Театральные персонажи, написанные Ватто, представали перед зрителями очищенными и от пошлых сплетен, и от действительной скверны закулисных дел, от собственных то трудных, то униженных, то нечистых судеб, в них оставалась — кроме сценического образа — лишь беззащитность перед взглядом зрителя. А Ватто знал об актерах если и не все, так очень много, ведь более всего любят быть откровенными с людьми молчаливыми и на вид нелюбопытными, именно таким и был Ватто; а кроме того, он умел читать по лицам и жестам людей даже то, что они хотели бы сохранить в тайне.

Но Ватто не хочет знать интимных тайн своих персонажей. Даже его внимательная к тончайшей прихоти формы, к едва заметной складке материи, к легчайшей тени на щеке кисть совершенно равнодушна к эмоциям, которые выходят за пределы не обремененных «бытовыми излишествами» чувств. Он не осмеивает и не порицает пошлость, не смакует фривольность и не осуждает ее. Точнее всего было бы сказать, что все это ему ничуть неинтересно.

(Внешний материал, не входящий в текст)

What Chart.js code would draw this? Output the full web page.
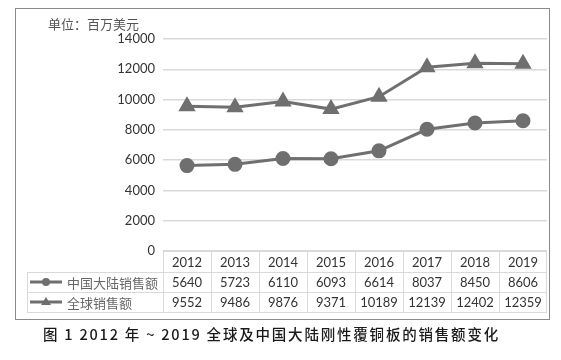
<!DOCTYPE html>
<html>
<head>
<meta charset="utf-8">
<script src="https://cdn.jsdelivr.net/npm/chart.js@4/dist/chart.umd.min.js"></script>
<style>
  html, body { margin: 0; padding: 0; background: #ffffff; }
  #wrap { position: relative; width: 561px; height: 360px; }
  canvas { position: absolute; left: 0; top: 0; }
  #caption {
    position: absolute; left: 43px; top: 323px; text-align: left;
    font-family: "Noto Sans CJK SC", "Noto Sans", sans-serif; font-size: 14.5px;
    font-weight: 500; letter-spacing: 1.8px; color: #1a1a1a; white-space: nowrap;
  }
  #unit {
    position: absolute; left: 48px; top: 14px;
    font-family: "Noto Sans CJK SC", sans-serif; font-size: 13px; color: #555;
  }
</style>
</head>
<body>
<div id="wrap">
  <canvas id="c" width="561" height="360"></canvas>
  <div id="unit">单位：百万美元</div>
  <div id="caption">图 1 2012 年 ~ 2019 全球及中国大陆刚性覆铜板的销售额变化</div>
</div>
<script>
const years = ["2012", "2013", "2014", "2015", "2016", "2017", "2018", "2019"];
const chinaSales = [5640, 5723, 6110, 6093, 6614, 8037, 8450, 8606];
const globalSales = [9552, 9486, 9876, 9371, 10189, 12139, 12402, 12359];
const seriesNames = ["中国大陆销售额", "全球销售额"];
const yTicks = [0, 2000, 4000, 6000, 8000, 10000, 12000, 14000];

const lineColor = "#6f6f6f";
const gridColor = "#d9d9d9";
const numFont = "'Lato', 'Liberation Sans', sans-serif";

const tablePlugin = {
  id: "dataTable",
  afterDraw(chart) {
    const ctx = chart.ctx;
    const xs = chart.scales.x;
    const area = chart.chartArea;
    const n = years.length;
    const colW = (area.right - area.left) / n;
    const top = area.bottom;
    const rows = [top, top + 21, top + 41, top + 61];
    const legendLeft = 27;

    ctx.save();
    ctx.strokeStyle = "#8a8a8a";
    ctx.lineWidth = 1;
    ctx.strokeRect(15.5, 8.5, 534, 311);

    ctx.strokeStyle = gridColor;
    ctx.lineWidth = 1;
    ctx.beginPath();
    ctx.moveTo(area.left, rows[0] + 0.5); ctx.lineTo(area.right, rows[0] + 0.5);
    for (let r = 1; r < rows.length; r++) {
      ctx.moveTo(legendLeft, rows[r] + 0.5); ctx.lineTo(area.right, rows[r] + 0.5);
    }
    for (let i = 0; i <= n; i++) {
      const x = Math.round(xs.getPixelForValue(i) - colW / 2) + 0.5;
      const xx = i === n ? Math.round(xs.getPixelForValue(n - 1) + colW / 2) - 0.5 : x;
      ctx.moveTo(xx, rows[0]); ctx.lineTo(xx, rows[3]);
    }
    ctx.moveTo(legendLeft + 0.5, rows[1]); ctx.lineTo(legendLeft + 0.5, rows[3]);
    ctx.stroke();

    ctx.fillStyle = "#333";
    ctx.font = "13px " + numFont;
    ctx.textAlign = "center";
    ctx.textBaseline = "middle";
    const data = [years, chinaSales, globalSales];
    for (let r = 0; r < 3; r++) {
      const cy = (rows[r] + rows[r + 1]) / 2 + 1;
      for (let i = 0; i < n; i++) {
        ctx.fillText(String(data[r][i]), xs.getPixelForValue(i), cy);
      }
    }

    for (let s = 0; s < 2; s++) {
      const cy = (rows[s + 1] + rows[s + 2]) / 2;
      ctx.strokeStyle = lineColor;
      ctx.fillStyle = lineColor;
      ctx.lineWidth = 3;
      ctx.beginPath();
      ctx.moveTo(30, cy); ctx.lineTo(62, cy);
      ctx.stroke();
      ctx.beginPath();
      if (s === 0) {
        ctx.arc(46, cy, 4, 0, Math.PI * 2);
      } else {
        ctx.moveTo(46, cy - 5); ctx.lineTo(51, cy + 3); ctx.lineTo(41, cy + 3); ctx.closePath();
      }
      ctx.fill();
      ctx.fillStyle = "#666";
      ctx.font = "13px 'Noto Sans CJK SC', sans-serif";
      ctx.textAlign = "left";
      ctx.fillText(seriesNames[s], 67, cy + 1);
    }
    ctx.restore();
  }
};

new Chart(document.getElementById("c"), {
  type: "line",
  data: {
    labels: years,
    datasets: [
      {
        label: seriesNames[0], data: chinaSales,
        borderColor: lineColor, backgroundColor: lineColor, borderWidth: 3,
        pointStyle: "circle", pointRadius: 6, pointHoverRadius: 6, tension: 0
      },
      {
        label: seriesNames[1], data: globalSales,
        borderColor: lineColor, backgroundColor: lineColor, borderWidth: 3,
        pointStyle: "triangle", pointRadius: 7, pointHoverRadius: 7, tension: 0
      }
    ]
  },
  options: {
    responsive: false,
    devicePixelRatio: 1,
    animation: false,
    layout: { padding: { left: 0, top: 39, right: 14, bottom: 109 } },
    plugins: { legend: { display: false }, tooltip: { enabled: false }, title: { display: false } },
    scales: {
      x: { display: false, offset: true, grid: { offset: true } },
      y: {
        min: 0, max: 14000,
        afterBuildTicks(scale) { scale.ticks = yTicks.map(v => ({ value: v })); },
        afterFit(scale) { scale.width = 163; },
        ticks: {
          color: "#333", font: { size: 13, family: numFont }, padding: 8,
          callback: (v) => String(v)
        },
        grid: { color: gridColor, drawTicks: false, lineWidth: 1.5 },
        border: { display: false }
      }
    }
  },
  plugins: [tablePlugin]
});
</script>
</body>
</html>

Можно было бы сделать не бог весть какой глубокий, но, казалось бы, справедливый вывод: существующая реальность его не занимает, и он создает свой выдуманный мир, в нем существует, а на прочее не обращает внимание. И все же — нет. Выдуманный мир всегда несет на себе отпечаток абстракции, он тяготеет к некоей идеальности; мир же Ватто не просто конкретен и жизненно реален. Он вызывает у своего создателя то насмешку, то грусть, его мир — в сложном диалоге с окружающей повседневной жизнью, он не выдумывает новую реальность, но будто бы защищает то немногое в ней, что для него занятно, дорого и по-настоящему любопытно. Добавим, что и это наше суждение — лишь замечание, сделанное по пути, и что разгадку сути и странности искусства Ватто все равно до конца не решить не только что одной фразой, но и одной книгой.